Jean-Dominique Senard, presidente della Renault, è un prodotto della migliore classe dirigente francese fin dal suo aspetto fisico: alto, elegante, occhi chiari, “magro come solo i ricchi sanno essere magri” ha scritto La Stampa, sorriso educato e sguardo fermo. Aristocratico e figlio di un diplomatico, è proprietario di un castello e produttore di vini raffinati. Una società ordinata, solida e guidata dall’alto come quella francese lo ha selezionato e “costruito” per assegnarlo alla direzione dello sviluppo industriale del Paese. E infatti il suo curriculum dimostra come sia entrato e uscito da tutte le grandi imprese del Paese indifferentemente se private o pubbliche: Total, Pechiney, Saint Gobain, Michelin. Da cinque mesi è stato chiamato dal ministro dell’Economia, Bruno Le Maire, al capezzale della Renault orfana di un fuoriclasse come Carlos Ghosn. 

Per noi italiani, Senard sarebbe un “capo” francese come tanti, con i quali antipatizziamo volentieri anche se sotto sotto ne soffriamo la superiorità: quadrati, “volterranneamente” razionali e soprattutto con il cuore che batte all’unisono per la Francia e per l’Etat (lo Stato).  Un guerriero colbertiano catapultato dentro la globalizzazione.

Ma da due settimane a questa parte, da quando è stato squadernato in pubblico il dossier della possibile fusione Renault-Fca, Jean-Dominique Senard è diventato il protagonista di una trasformazione, umana e professionale, drammatica e al tempo stesso affascinante.
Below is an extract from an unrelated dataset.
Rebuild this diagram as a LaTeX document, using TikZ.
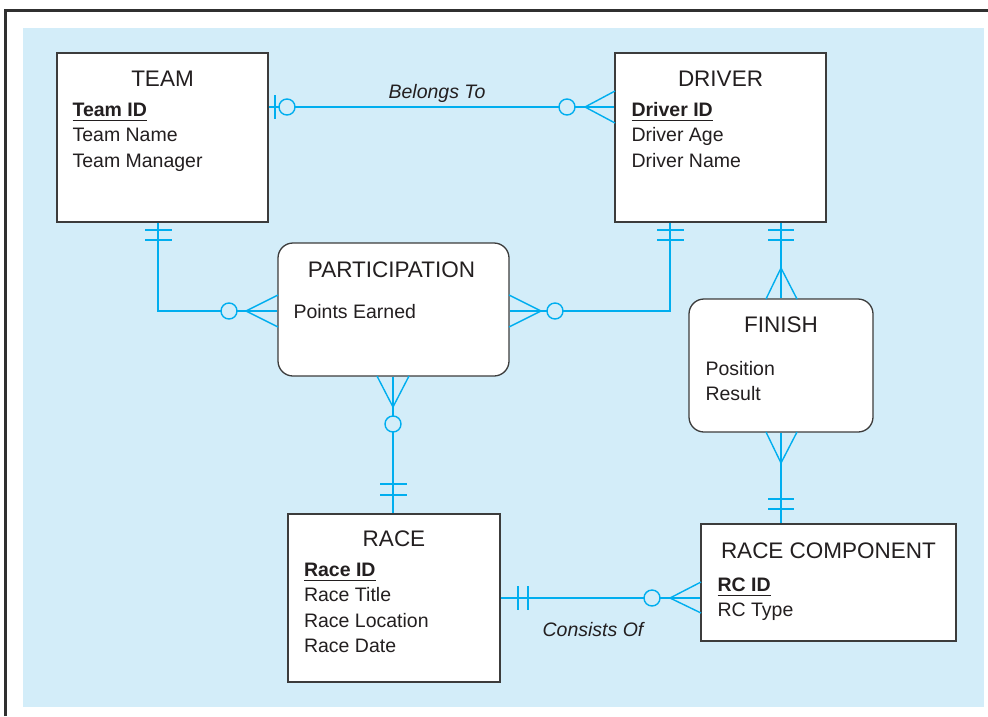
\documentclass[tikz,border=0pt]{standalone}
\usepackage{fontspec}
\setmainfont{Liberation Sans}
\usepackage{xcolor}
\usepackage{tikz}
\usetikzlibrary{calc}

\definecolor{bgblue}{RGB}{211,237,249}
\definecolor{erblue}{RGB}{0,174,239}
\definecolor{ink}{RGB}{35,31,32}
\definecolor{boxline}{RGB}{60,60,60}

\newsavebox{\pkbox}
\newcommand{\pkey}[1]{\sbox\pkbox{\bfseries #1}\rlap{\rule[-5pt]{\wd\pkbox}{1pt}}\usebox\pkbox}

\begin{document}
\begin{tikzpicture}[
  x=1pt, y=-1pt,
  entity/.style={draw=boxline, fill=white, line width=1.3pt, inner sep=0pt},
  assoc/.style={entity, rounded corners=15pt},
  ttl/.style={font=\fontsize{22.5}{27}\selectfont, text=ink, inner sep=0pt, anchor=base},
  attr/.style={font=\fontsize{19.5}{25.5}\selectfont, text=ink, align=left, inner sep=0pt, anchor=base west},
  rlabel/.style={font=\fontsize{19.5}{25.5}\selectfont\itshape, text=ink, inner sep=0pt, anchor=base},
  rel/.style={draw=erblue, line width=1.4pt},
  opt/.style={rel, fill=bgblue}
]
  \useasboundingbox (0,0) rectangle (988,716);
  \fill[bgblue] (23,28) rectangle (984,707);
  \draw[boxline!80!black, line width=3pt] (5.5,716) -- (5.5,10.5) -- (988,10.5);

  % entities
  \node[entity, minimum width=211pt, minimum height=169pt] (team) at (162.5,137.5) {};
  \node[entity, minimum width=211pt, minimum height=169pt] (driver) at (720.5,137.5) {};
  \node[assoc, minimum width=231pt, minimum height=133pt] (part) at (393.5,309.5) {};
  \node[assoc, minimum width=184pt, minimum height=133pt] (finish) at (781,365.5) {};
  \node[entity, minimum width=212pt, minimum height=168pt] (race) at (394,598) {};
  \node[entity, minimum width=255pt, minimum height=117pt] (rc) at (828.5,582.5) {};

  % relationships
  \draw[rel] (team.east |- 0,107) -- (driver.west |- 0,107);
  \draw[rel] ([xshift=-4.5pt]team.south) |- ([yshift=-1.5pt]part.west);
  \draw[rel] ([xshift=-50.5pt]driver.south) |- ([yshift=-1.5pt]part.east);
  \draw[rel] ([xshift=60.5pt]driver.south) -- (finish.north);
  \draw[rel] (finish.south) -- (finish.south |- rc.north);
  \draw[rel] ([xshift=-0.5pt]part.south) -- ([xshift=-0.5pt]part.south |- race.north);
  \draw[rel] (race.east) -- (race.east -| rc.west);

  % cardinality marks
  % team -- driver
  \draw[rel] (275,95) -- (275,119);
  \draw[opt] (287,107) circle[radius=8pt];
  \draw[opt] (567,107) circle[radius=8pt];
  \draw[rel] (615,91) -- (585,107) -- (615,123);
  % team -- participation
  \draw[rel] (145,230) -- (172,230) (145,240) -- (172,240);
  \draw[opt] (229,311) circle[radius=8pt];
  \draw[rel] (278,295) -- (246,311) -- (278,327);
  % driver -- participation
  \draw[rel] (657,230) -- (684,230) (657,240) -- (684,240);
  \draw[opt] (555,311) circle[radius=8pt];
  \draw[rel] (509,295) -- (541,311) -- (509,327);
  % driver -- finish
  \draw[rel] (768,230) -- (794,230) (768,240) -- (794,240);
  \draw[rel] (766,299) -- (781,268) -- (797,299);
  % finish -- race component
  \draw[rel] (766,432) -- (781,463) -- (797,432);
  \draw[rel] (768,499) -- (794,499) (768,509) -- (794,509);
  % participation -- race
  \draw[rel] (377,376) -- (393,407) -- (409,376);
  \draw[opt] (393,424) circle[radius=8pt];
  \draw[rel] (380,484) -- (407,484) (380,495) -- (407,495);
  % race -- race component
  \draw[rel] (518,586) -- (518,610) (528,586) -- (528,610);
  \draw[opt] (652,598) circle[radius=8pt];
  \draw[rel] (701,582) -- (670,598) -- (701,613);

  % texts (attr nodes sit on the baseline of their last line)
  \node[ttl] (teamT) at ([yshift=-34pt]team.north) {TEAM};
  \node[attr] (teamA) at ([xshift=16pt,yshift=-115pt]team.north west) {\pkey{Team ID}\\Team Name\\Team Manager};
  \node[ttl] (driverT) at ([yshift=-34pt]driver.north) {DRIVER};
  \node[attr] (driverA) at ([xshift=17pt,yshift=-115pt]driver.north west) {\pkey{Driver ID}\\Driver Age\\Driver Name};
  \node[ttl] (partT) at ([xshift=-2pt,yshift=-35pt]part.north) {PARTICIPATION};
  \node[attr] (partA) at ([xshift=16pt,yshift=-76pt]part.north west) {Points Earned};
  \node[ttl] (finishT) at ([yshift=-34pt]finish.north) {FINISH};
  \node[attr] (finishA) at ([xshift=17pt,yshift=-102.5pt]finish.north west) {Position\\Result};
  \node[ttl] (raceT) at ([yshift=-33pt]race.north) {RACE};
  \node[attr] (raceA) at ([xshift=16.5pt,yshift=-139.5pt]race.north west) {\pkey{Race ID}\\Race Title\\Race Location\\Race Date};
  \node[ttl] (rcT) at ([yshift=-35pt]rc.north) {RACE COMPONENT};
  \node[attr] (rcA) at ([xshift=17pt,yshift=-93.5pt]rc.north west) {\pkey{RC ID}\\RC Type};

  \node[rlabel] (belongs) at (437,98) {Belongs To};
  \node[rlabel] (consists) at (593,636) {Consists Of};
\end{tikzpicture}
\end{document}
Il fedele e sperimentato civil servant della Francia si è pubblicamente ribellato a Le Maire, il ministro che lo aveva piazzato alla regia della Renault, praticamente supplicandolo (che in Francia vuol dire urlare) sui giornali di non tirare la corda con Fiat.

La Francia raramente ha assistito, in chiaro, a un evento del genere.

All’assemblea dell’altro giorno della Renault davanti a 900 azionisti e ai giornalisti di mezzo mondo, la rottura fra Senard e Le Maire ha fatto un salto di qualità. Senard invece di attenuare i toni della polemica contro l’Etat, li ha portati al diapason trasformandosi nel più raffinato gilet giallo antisistema di tutta la Francia. 

Quasi commuovendosi, usando toni allarmati e partecipati (andate al minuto 2.14.30), aggettivi inusuali (“Quello con Fiat era un matrimonio unico ed eccezionale”) Senard ha difeso il suo operato dipingendo la fusione come un progetto visionario destinato a difendere i posti di lavoro europei dallo tsunami dell’imminente invasione dell’auto cinese. Senard è sembrato disperatamente conscio che lo Stato francese tiene Renault, di cui ha il 15% delle azioni e il 28% dei diritti di voto, in una sorta di prigione dorata nella quale rischia di soffocare alla prossima recessione. Un tema che una decina di anni fa Sergio Marchionne ha affrontato e risolto staccando la Fiat dall’Italietta delle mille rendite di posizione.

E infatti, lentamente, in piano americano, il manager ha pronunciato la frase chiave: “Io (evidentemente non Le Maire, ndr) ho fatto gli interessi della Francia, di Renault e dell’Europa”. Perché a suo dire la fusione con Fiat avrebbe consentito di sviluppare meglio la rete industriale francese e fatto nascere un gigante europeo dei quali tutti, a partire da Macron, lamentano la mancanza.

Un grande sceneggiatore americano non sarebbe stato capace di scrivere un testo altrettanto drammatico e profondo sulle contraddizioni e sulle nevrosi francesi. In alcuni passaggi Senard è sembrato ricordare quel colonnello Dax che nel celeberrimo “Orizzonti di Gloria” di Stanley Kubrick, tenta di rompere l’infernale meccanismo militare francese destinato a stritolare non il nemico ma i soldati del proprio esercito.

A differenza della Fiat e come accade a Dax, probabilmente la rivolta di Jean-Dominique Senard contro il nazionalismo economico di cui egli stesso è figlio risulterà perdente. Ma l’uomo, il manager e il civil servant francese hanno conquistato sul campo rispetto e considerazione.